#### [Data lines]
★ ★ ★ ★
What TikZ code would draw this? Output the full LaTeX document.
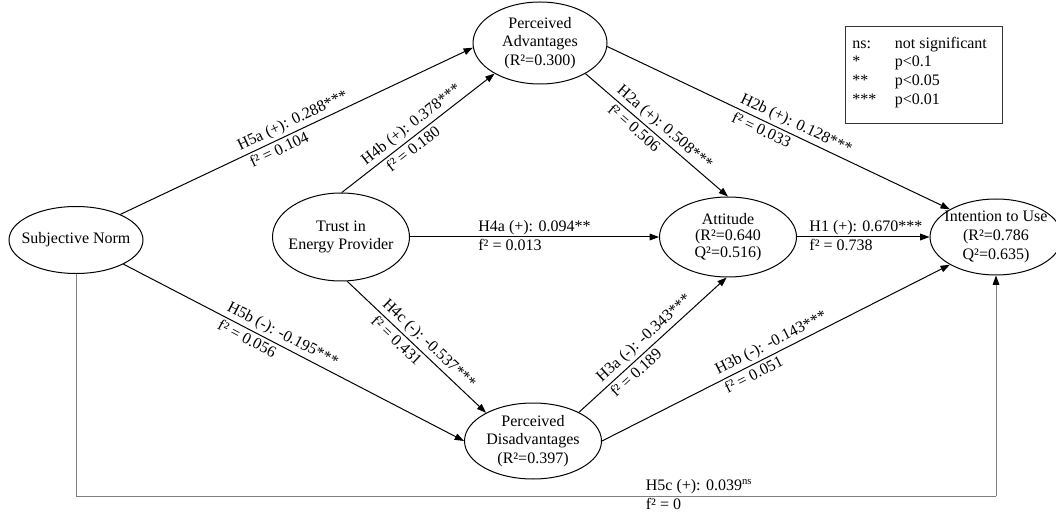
\documentclass[tikz,border=0pt]{standalone}
\usepackage{fontspec}
\setmainfont{Liberation Serif}
\usetikzlibrary{arrows.meta,shapes.geometric}
\begin{document}
\begin{tikzpicture}[x=0.75pt,y=-0.75pt,
  every node/.style={font=\fontsize{12}{14}\selectfont},
  construct/.style={draw, ellipse, line width=0.75pt, inner sep=0pt},
  path/.style={line width=0.75pt, -{Triangle[length=7pt,width=5pt]}},
  hi/.style={sloped, anchor=south west, inner sep=2pt, text=black},
  lo/.style={sloped, anchor=north west, inner sep=2pt, text=black},
  ctext/.style={align=center},
]
\useasboundingbox (0,0) rectangle (1056,516);

% constructs
\node[construct, minimum width=100.5pt, minimum height=50.25pt,
  label={[ctext]center:Subjective Norm}] (sn) at (76,240) {};
\node[construct, minimum width=102.75pt, minimum height=66pt,
  label={[ctext]center:{Trust in\\Energy Provider}}] (tep) at (341,237) {};
\node[construct, minimum width=100.5pt, minimum height=61.5pt,
  label={[ctext]center:{Perceived\\Advantages\\(R²=0.300)}}] (pa) at (540,43) {};
\node[construct, minimum width=102.75pt, minimum height=60pt,
  label={[ctext, font=\fontsize{12}{12.5}\selectfont]center:{Attitude\\(R²=0.640\\Q²=0.516)}}] (att) at (728,237) {};
\node[construct, minimum width=99pt, minimum height=57pt,
  label={[ctext]center:{Intention to Use\\(R²=0.786\\Q²=0.635)}}] (itu) at (996,237) {};
\node[construct, minimum width=102.75pt, minimum height=57pt,
  label={[ctext]center:{Perceived\\Disadvantages\\(R²=0.397)}}] (pd) at (533,441) {};

% structural paths
\draw[path] (sn.30) -- (pa.184)
  node[hi, pos=.34] {H5a (+): 0.288***}
  node[lo, pos=.35] {f² = 0.104};
\draw[path] (tep.89) -- (pa.214)
  node[hi, pos=.17] {H4b (+): 0.378***}
  node[lo, pos=.25] {f² = 0.180};
\draw[path] (sn.-27) -- (pd.west)
  node[hi, pos=.285] {H5b (-): -0.195***}
  node[lo, pos=.285] {f² = 0.056};
\draw[path] (tep.278) -- (pd.149)
  node[hi, pos=.2] {H4c (-): -0.537***}
  node[lo, pos=.22] {f² = 0.431};
\draw[path] (tep) -- (att)
  node[hi, pos=.262, sloped=false, inner ysep=1pt] {H4a (+): 0.094**}
  node[lo, pos=.262, sloped=false, inner ysep=1pt] {f² = 0.013};
\draw[path] (pa.-34) -- (att.north)
  node[hi, pos=.17] {H2a (+): 0.508***}
  node[lo, pos=.2] {f² = 0.506};
\draw[path] (pa.-3) -- (itu.149)
  node[hi, pos=.37] {H2b (+): 0.128***}
  node[lo, pos=.37] {f² = 0.033};
\draw[path] (att) -- (itu)
  node[hi, pos=.07, inner ysep=1pt] {H1 (+): 0.670***}
  node[lo, pos=.07, inner ysep=1pt] {f² = 0.738};
\draw[path] (pd.32) -- (att.268)
  node[hi, pos=.17] {H3a (-): -0.343***}
  node[lo, pos=.17] {f² = 0.189};
\draw[path] (pd.east) -- (itu.211)
  node[hi, pos=.335] {H3b (-): -0.143***}
  node[lo, pos=.335] {f² = 0.051};

% direct path from subjective norm to intention, routed below
\coordinate (c1) at (76,496);
\coordinate (c2) at (996,496);
\draw[line width=0.75pt, gray] (sn.south) -- (c1) -- (c2)
  node[hi, pos=.616, inner ysep=1pt] {H5c (+): 0.039\textsuperscript{ns}}
  node[lo, pos=.616, inner ysep=1pt] {f² = 0};
\draw[path, gray, -{Triangle[length=7pt,width=5pt,black]}] (c2) -- (itu.south);

% significance legend
\node[draw=black!80, line width=1pt, minimum width=117.75pt, minimum height=72.75pt,
  anchor=north west, inner sep=0pt] (legend) at (845,26) {};
\node[anchor=north west, inner sep=0pt, align=left] (legtext) at (852,35)
  {\begin{tabular}{@{}p{32pt}@{}l@{}}
   ns: & not significant\\
   {*} & p<0.1\\
   {**} & p<0.05\\
   {***} & p<0.01
  \end{tabular}};
\end{tikzpicture}
\end{document}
★ ★ ★ ★
#### [Problem statement]
Write out, word for word, the lines from the start of the data through the one holding "(0,0) rectangle (1056,516);". Omit pictures.

#### [Output]
What TikZ code would draw this? Output the full LaTeX document.
\documentclass[tikz,border=0pt]{standalone}
\usepackage{fontspec}
\setmainfont{Liberation Serif}
\usetikzlibrary{arrows.meta,shapes.geometric}
\begin{document}
\begin{tikzpicture}[x=0.75pt,y=-0.75pt,
  every node/.style={font=\fontsize{12}{14}\selectfont},
  construct/.style={draw, ellipse, line width=0.75pt, inner sep=0pt},
  path/.style={line width=0.75pt, -{Triangle[length=7pt,width=5pt]}},
  hi/.style={sloped, anchor=south west, inner sep=2pt, text=black},
  lo/.style={sloped, anchor=north west, inner sep=2pt, text=black},
  ctext/.style={align=center},
]
\useasboundingbox (0,0) rectangle (1056,516);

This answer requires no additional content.